The DB7 Zagato, the result of a collaboration between Andrea Zagato and Aston Martin’s then-chief designer Henrik Fisker, was introduced to great acclaim at the Paris Motor Show in 2002. Just like the DB4GT Zagato, the car retained Aston Martin’s traditional grille, but it was larger than that of the standard DB7. Single round taillights were fitted to the rear, as well as a drop-down boot lid sloped downward from Zagato’s trademark “double bubble” roof and a similarly sculpted rear window. Special five-spoke alloy wheels helped to round out the appearance. The car’s interior was equally lavish and upholstered with a special aniline leather with a quilted seat, making the interior a touch more luxurious overall.

Aside from the styling differences, the DB7 Zagato sported a chassis that was shortened by 151 millimeters and a wheelbase shortened by another 60 millimeters over the standard DB7 chassis. This helped to reduce the car’s front and rear overhangs, and it also cut nearly 130 pounds of weight from the car all together, allowing for slightly increased performance over the standard DB7.

The DB7 Zagato was an instant classic upon its premiere. It was instantly recognizable as an Aston Martin but still carried many trademark Zagato design features, and unlike the standard DB7 and similar to the DB4GT Zagato that inspired it, it was to be a truly limited-production automobile. Only 99 examples would be produced, being allocated only to European, Asian, and British markets, leaving many potential owners pining at a chance to own one of the most significant Aston Martins ever produced.

The DB7 Zagato presented here is a spectacular example of its breed. It is the 40th example of the 99 produced by the factory, and it is finished in the same shade of green that was seen on the DBR1 that took 1st overall at the 1959 24 Hours of Le Mans, which was driven by Carroll Shelby. This car is absolutely breathtaking in person. The paint only works to accentuate the car’s stunning Zagato coachwork and links it to one of the most historically important Aston Martins ever built. The same theme is carried out in the interior of the car, which is finished in an equally attractive and eye-catching mint green.

Even though the car left the factory over a decade ago, it is presented in showroom-quality condition today. It has been preserved for its entire life in a large collection of collector cars, having travelled less than 50 miles from new, and it has only been subjected to the finest care throughout its life. The paintwork is flawless and shines bright, and the leather interior shows no scuffs or creases whatsoever.

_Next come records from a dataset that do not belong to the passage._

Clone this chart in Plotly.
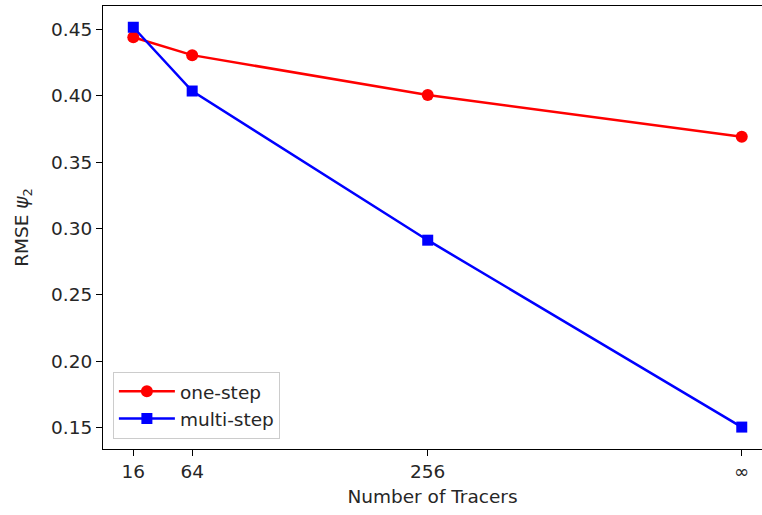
import plotly.graph_objects as go

# Tracer counts (∞ placed at 512 on the axis)
tracers = [16, 64, 256, 512]
tick_labels = ["16", "64", "256", "∞"]

one_step = [0.4440, 0.4305, 0.4005, 0.3690]
multi_step = [0.4515, 0.4035, 0.2912, 0.1505]

y_ticks = [0.15, 0.20, 0.25, 0.30, 0.35, 0.40, 0.45]
y_tick_labels = ["0.15", "0.20", "0.25", "0.30", "0.35", "0.40", "0.45"]

FONT = "DejaVu Sans"
FS = 18.5
TXT = "#262626"

fig = go.Figure()
fig.add_trace(go.Scatter(
    x=tracers, y=one_step, name="one-step", mode="lines+markers",
    line=dict(color="#ff0000", width=2.5),
    marker=dict(symbol="circle", size=12, color="#ff0000"),
))
fig.add_trace(go.Scatter(
    x=tracers, y=multi_step, name="multi-step", mode="lines+markers",
    line=dict(color="#0000ff", width=2.5),
    marker=dict(symbol="square", size=11, color="#0000ff"),
))

fig.update_layout(
    width=762, height=515,
    margin=dict(l=103, r=0, t=6, b=66),
    paper_bgcolor="white", plot_bgcolor="white",
    font=dict(family=FONT, size=FS, color=TXT),
    showlegend=True,
    legend=dict(
        x=0.015, y=0.023, xanchor="left", yanchor="bottom",
        bgcolor="rgba(255,255,255,0.8)", bordercolor="#cccccc", borderwidth=1,
        font=dict(family=FONT, size=FS, color=TXT),
        itemwidth=56, tracegroupgap=0,
    ),
    xaxis=dict(
        range=[-8.7, 528.5],
        tickmode="array", tickvals=tracers, ticktext=tick_labels,
        showgrid=False, zeroline=False,
        showline=True, linecolor="black", linewidth=1.2, mirror=True,
        ticks="outside", ticklen=6, tickcolor="black", tickwidth=1.2,
        tickfont=dict(size=FS, color=TXT),
        title=dict(text="Number of Tracers", font=dict(size=FS, color=TXT), standoff=8),
    ),
    yaxis=dict(
        range=[0.134, 0.4675],
        tickmode="array", tickvals=y_ticks, ticktext=y_tick_labels,
        showgrid=False, zeroline=False,
        showline=True, linecolor="black", linewidth=1.2,
        ticks="outside", ticklen=6, tickcolor="black", tickwidth=1.2,
        tickfont=dict(size=FS, color=TXT),
        title=dict(text="RMSE <i>ψ</i><sub>2</sub>", font=dict(size=FS, color=TXT), standoff=17),
    ),
)

fig.write_html("out.html")
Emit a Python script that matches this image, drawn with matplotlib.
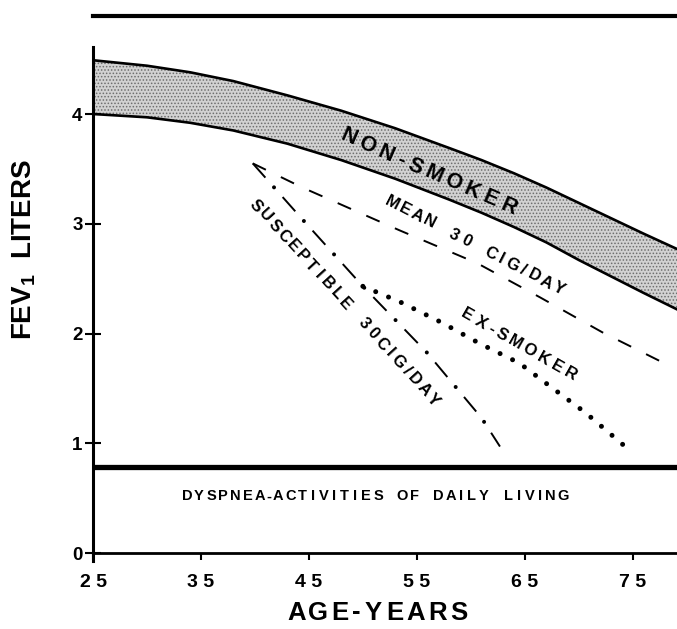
import numpy as np
import matplotlib.pyplot as plt
from matplotlib.transforms import IdentityTransform

plt.rcParams['font.family'] = ['Liberation Sans', 'DejaVu Sans']
plt.rcParams['lines.scale_dashes'] = False
plt.rcParams['mathtext.fontset'] = 'custom'
plt.rcParams['mathtext.rm'] = 'Liberation Sans:bold'
plt.rcParams['mathtext.bf'] = 'Liberation Sans:bold'
plt.rcParams['hatch.linewidth'] = 0.7
plt.rcParams['hatch.color'] = '#6e6e6e'

# non-smoker band (age, FEV1 in litres)
band_age = [25, 30, 34, 38, 43, 48, 53, 58, 61, 64, 67, 70, 73, 76, 79.1]
band_upper = [4.49, 4.44, 4.38, 4.30, 4.17, 4.03, 3.87, 3.69, 3.58, 3.46, 3.33, 3.19, 3.05, 2.91, 2.77]
band_lower = [4.00, 3.97, 3.92, 3.85, 3.73, 3.58, 3.41, 3.22, 3.10, 2.97, 2.83, 2.67, 2.52, 2.37, 2.22]

# mean smoker 30 cig/day
mean_age = [39.8, 44.4, 53.4, 60.6, 66.4, 72.2, 77.7]
mean_fev = [3.55, 3.33, 2.94, 2.64, 2.33, 2.01, 1.74]

# susceptible smoker 30 cig/day
susc_age = [39.8, 44.4, 50.0, 55.9, 61.0, 62.7]
susc_fev = [3.55, 3.04, 2.43, 1.83, 1.23, 0.97]

# ex-smoker
ex_age = [50.0, 53.4, 57.3, 60.8, 64.5, 67.6, 70.6, 74.3]
ex_fev = [2.43, 2.29, 2.10, 1.91, 1.73, 1.50, 1.28, 0.97]

dyspnea_level = 0.78

age_ticks = [25, 35, 45, 55, 65, 75]
age_labels = ['2 5', '3 5', '4 5', '5 5', '6 5', '7 5']
fev_ticks = [0, 1, 2, 3, 4]
fev_labels = ['0', '1', '2', '3', '4']

# narrow glyphs take less room in the hand-lettered labels
NARROW = {'-': 0.55, '/': 0.8, 'I': 0.75}


def letters(target, s, cx, cy, step, angle, **kw):
    """Write s one character at a time, evenly spaced (pixel coords)"""
    a = np.deg2rad(angle)
    w = np.array([NARROW.get(ch, 1.0) for ch in s]) * step
    pos = np.cumsum(w) - w / 2
    pos -= pos[-1] / 2 + pos[0] / 2
    for d, ch in zip(pos, s):
        target.text(cx + d * np.cos(a), cy + d * np.sin(a), ch,
                    transform=IdentityTransform(), rotation=angle,
                    rotation_mode='anchor', ha='center',
                    va='center_baseline', **kw)


fig = plt.figure(figsize=(6.77, 6.29), dpi=100)
ax = fig.add_axes([93 / 677, 76 / 629, 1 - 93 / 677, 537 / 629])
ax.set_xlim(25, 79.1)
ax.set_ylim(0, 4.893)

ax.fill_between(band_age, band_lower, band_upper, facecolor='#d2d2d2',
                hatch='.....', edgecolor='#6e6e6e', linewidth=0)
ax.plot(band_age, band_upper, color='k', lw=1.9)
ax.plot(band_age, band_lower, color='k', lw=1.9)

ax.plot(mean_age, mean_fev, color='k', lw=1.4, linestyle=(0, (10.5, 12)))

ax.plot(susc_age, susc_fev, color='k', lw=1.4, linestyle=(0, (13.7, 18.7)))
ax.plot(susc_age, susc_fev, color='k', lw=2.9, linestyle=(9.35, (0.01, 32.39)),
        dash_capstyle='round')

ax.plot(ex_age, ex_fev, color='k', lw=3.6, linestyle=(0, (0.01, 10)),
        dash_capstyle='round')

ax.axhline(dyspnea_level, color='k', lw=3.8)

ax.spines['right'].set_visible(False)
ax.spines['left'].set_linewidth(2.2)
ax.spines['left'].set_bounds(-0.07, 4.61)
ax.spines['bottom'].set_linewidth(2.0)
ax.spines['top'].set_linewidth(3.0)

ax.set_xticks(age_ticks, age_labels, fontsize=14, fontweight='bold')
ax.set_yticks(fev_ticks, fev_labels, fontsize=13.5, fontweight='bold')
ax.tick_params(axis='x', direction='out', length=5, width=1.5, pad=10)
ax.tick_params(axis='y', direction='inout', length=11, width=1.5, pad=2)

fig.canvas.draw()
to_px = ax.transData.transform

x, y = to_px((56.2, 3.49))
letters(ax, 'NON-SMOKER', x, y, 20.5, -23.5, fontsize=15.5, fontweight='bold')
x, y = to_px((60.5, 2.81))
letters(ax, 'MEAN 30 CIG/DAY', x, y, 13.8, -27.2, fontsize=12, fontweight='bold')
x, y = to_px((48.4, 2.29))
letters(ax, 'SUSCEPTIBLE 30CIG/DAY', x, y, 13.6, -47.6, fontsize=12, fontweight='bold')
x, y = to_px((64.5, 1.91))
letters(ax, 'EX-SMOKER', x, y, 15.8, -29.7, fontsize=12, fontweight='bold')
x, y = to_px((51.1, 0.53))
letters(ax, 'DYSPNEA-ACTIVITIES OF DAILY LIVING', x, y, 12.1, 0,
        fontsize=10.5, fontweight='bold')

letters(fig, 'AGE-YEARS', 378, 19, 21.5, 0, fontsize=18.5, fontweight='bold')
fig.text(24 / 677, 379 / 629, r'FEV$_{\mathbf{1}}$  LITERS', rotation=90,
         fontsize=20, fontweight='bold', ha='center', va='center')

plt.savefig('out.png', dpi=100)
plt.close()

While the DB7 was considered by many to be one of the most attractive Aston Martins ever produced, the DB7 Zagato showed that there was certainly room for improvement. Although it retains special coachwork, the design is still quintessentially Aston Martin. With just 99 examples produced, they are seldom seen around the world, especially so in North America, where they were never offered for sale. As such, it is a rare occurrence when one becomes available for purchase in North America, and it is an occasion unlikely to repeat itself for quite some time. This example needs nothing and would be an ideal addition to any collection of Aston Martins. It would certainly look stunning parked next to the DB4GT Zagato that was its inspiration.